The film’s producers, Rebecca Shore and Raphael Shore, say they want to expose a side of the Israeli narrative that is often overlooked, while doing it in a way that’s suitable for audiences of all ages.
“We know that death and loss have always been accepted as part of what our nation has experienced since independence,” said Rebecca Shore. “But the sad reality is that we know much less about the traumas of those who were injured and how those experiences impact on the rest of their lives and those around them.”
This is a big part of the story of the nation’s heroism and victory.
– Rebecca Shore
The focus on individual soldiers and their families is intended to encourage discussion in the classroom about the difficult personal issues they raise. Imagination Productions, the Shores’ company, produced a special cut of the film that’s designed for students, as well as an accompanying curriculum, discussion guide and instructor training program.
“This is a big part of the story of the nation’s heroism and victory,” said Rebecca Shore. “We welcome the chance to share this perspective, while also employing social media to promote engagement in ways we know best conform to the interests of younger students.”
Rabbi Shore added that, “As committed educators, we are well aware media and culture play a most critical and influential role in our students’ lives.

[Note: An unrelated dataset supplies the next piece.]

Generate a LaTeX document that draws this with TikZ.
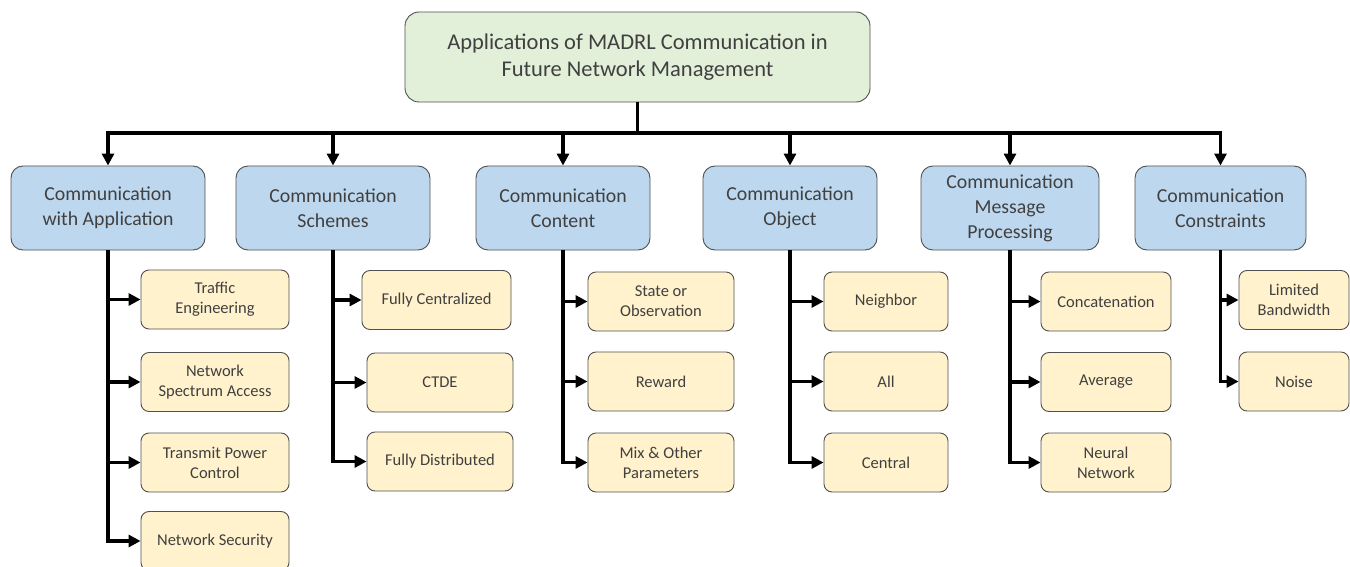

We believe we have an obligation to do our best to be up-to-date and speak their rapidly evolving language in delivering our timeless messages.”
Israel education is part of Hebrew Academy’s core mission.
“Yom ha-Zikaron, Yom ha-Atzmaut and Yom Yerushalayim are not commemorated in a vacuum,” he said. “Students learn and experience these days in meaningful and relevant ways.”
For this Yom ha-Zikaron, in addition to the Jerusalem U program, students will learn about the relevance of the day in their Israel studies course and participate in a memorial ceremony organized by Kollel Torah MiTzion. The school will also be filled with creative information boards put together by girls in Sheirut Leumi, a national service option for religious girls who do not serve in the Israel Defence Forces.
The Shores are also the producers of the documentary, Israel Inside: How a Small Nation Makes a Big Difference.